SHORT PROBLEM
Omit all pictures. Copy the rest of the material exactly.

────────────────────

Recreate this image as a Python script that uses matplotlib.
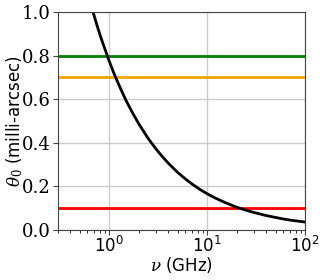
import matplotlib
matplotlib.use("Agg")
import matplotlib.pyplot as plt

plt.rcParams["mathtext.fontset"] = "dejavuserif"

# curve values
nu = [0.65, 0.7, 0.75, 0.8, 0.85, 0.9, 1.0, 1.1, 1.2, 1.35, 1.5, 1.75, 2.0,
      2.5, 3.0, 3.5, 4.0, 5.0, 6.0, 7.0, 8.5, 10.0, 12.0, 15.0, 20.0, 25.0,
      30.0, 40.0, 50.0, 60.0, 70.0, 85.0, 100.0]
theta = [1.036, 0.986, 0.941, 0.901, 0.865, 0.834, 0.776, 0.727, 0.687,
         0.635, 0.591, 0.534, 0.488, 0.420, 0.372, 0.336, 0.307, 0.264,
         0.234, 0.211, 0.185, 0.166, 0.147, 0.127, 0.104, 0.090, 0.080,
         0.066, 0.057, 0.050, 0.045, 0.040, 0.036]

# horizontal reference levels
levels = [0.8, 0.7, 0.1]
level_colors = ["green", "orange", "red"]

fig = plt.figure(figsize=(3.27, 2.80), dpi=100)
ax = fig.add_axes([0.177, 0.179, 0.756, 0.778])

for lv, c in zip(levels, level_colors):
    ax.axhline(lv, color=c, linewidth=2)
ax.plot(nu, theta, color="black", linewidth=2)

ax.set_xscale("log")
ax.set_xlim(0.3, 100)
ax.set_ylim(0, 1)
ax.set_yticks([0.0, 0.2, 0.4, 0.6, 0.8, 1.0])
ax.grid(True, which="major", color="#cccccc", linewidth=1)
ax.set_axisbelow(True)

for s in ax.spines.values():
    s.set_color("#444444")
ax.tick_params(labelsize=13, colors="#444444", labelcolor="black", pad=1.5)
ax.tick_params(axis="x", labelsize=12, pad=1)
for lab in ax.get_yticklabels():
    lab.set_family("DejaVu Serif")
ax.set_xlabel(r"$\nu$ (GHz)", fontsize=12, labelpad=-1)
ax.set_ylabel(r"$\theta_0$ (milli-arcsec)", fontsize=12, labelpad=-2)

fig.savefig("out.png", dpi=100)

────────────────────

REPLY
Recreate this image as a Python script that uses matplotlib.
import matplotlib
matplotlib.use("Agg")
import matplotlib.pyplot as plt

plt.rcParams["mathtext.fontset"] = "dejavuserif"

# curve values
nu = [0.65, 0.7, 0.75, 0.8, 0.85, 0.9, 1.0, 1.1, 1.2, 1.35, 1.5, 1.75, 2.0,
      2.5, 3.0, 3.5, 4.0, 5.0, 6.0, 7.0, 8.5, 10.0, 12.0, 15.0, 20.0, 25.0,
      30.0, 40.0, 50.0, 60.0, 70.0, 85.0, 100.0]
theta = [1.036, 0.986, 0.941, 0.901, 0.865, 0.834, 0.776, 0.727, 0.687,
         0.635, 0.591, 0.534, 0.488, 0.420, 0.372, 0.336, 0.307, 0.264,
         0.234, 0.211, 0.185, 0.166, 0.147, 0.127, 0.104, 0.090, 0.080,
         0.066, 0.057, 0.050, 0.045, 0.040, 0.036]

# horizontal reference levels
levels = [0.8, 0.7, 0.1]
level_colors = ["green", "orange", "red"]

fig = plt.figure(figsize=(3.27, 2.80), dpi=100)
ax = fig.add_axes([0.177, 0.179, 0.756, 0.778])

for lv, c in zip(levels, level_colors):
    ax.axhline(lv, color=c, linewidth=2)
ax.plot(nu, theta, color="black", linewidth=2)

ax.set_xscale("log")
ax.set_xlim(0.3, 100)
ax.set_ylim(0, 1)
ax.set_yticks([0.0, 0.2, 0.4, 0.6, 0.8, 1.0])
ax.grid(True, which="major", color="#cccccc", linewidth=1)
ax.set_axisbelow(True)

for s in ax.spines.values():
    s.set_color("#444444")
ax.tick_params(labelsize=13, colors="#444444", labelcolor="black", pad=1.5)
ax.tick_params(axis="x", labelsize=12, pad=1)
for lab in ax.get_yticklabels():
    lab.set_family("DejaVu Serif")
ax.set_xlabel(r"$\nu$ (GHz)", fontsize=12, labelpad=-1)
ax.set_ylabel(r"$\theta_0$ (milli-arcsec)", fontsize=12, labelpad=-2)

fig.savefig("out.png", dpi=100)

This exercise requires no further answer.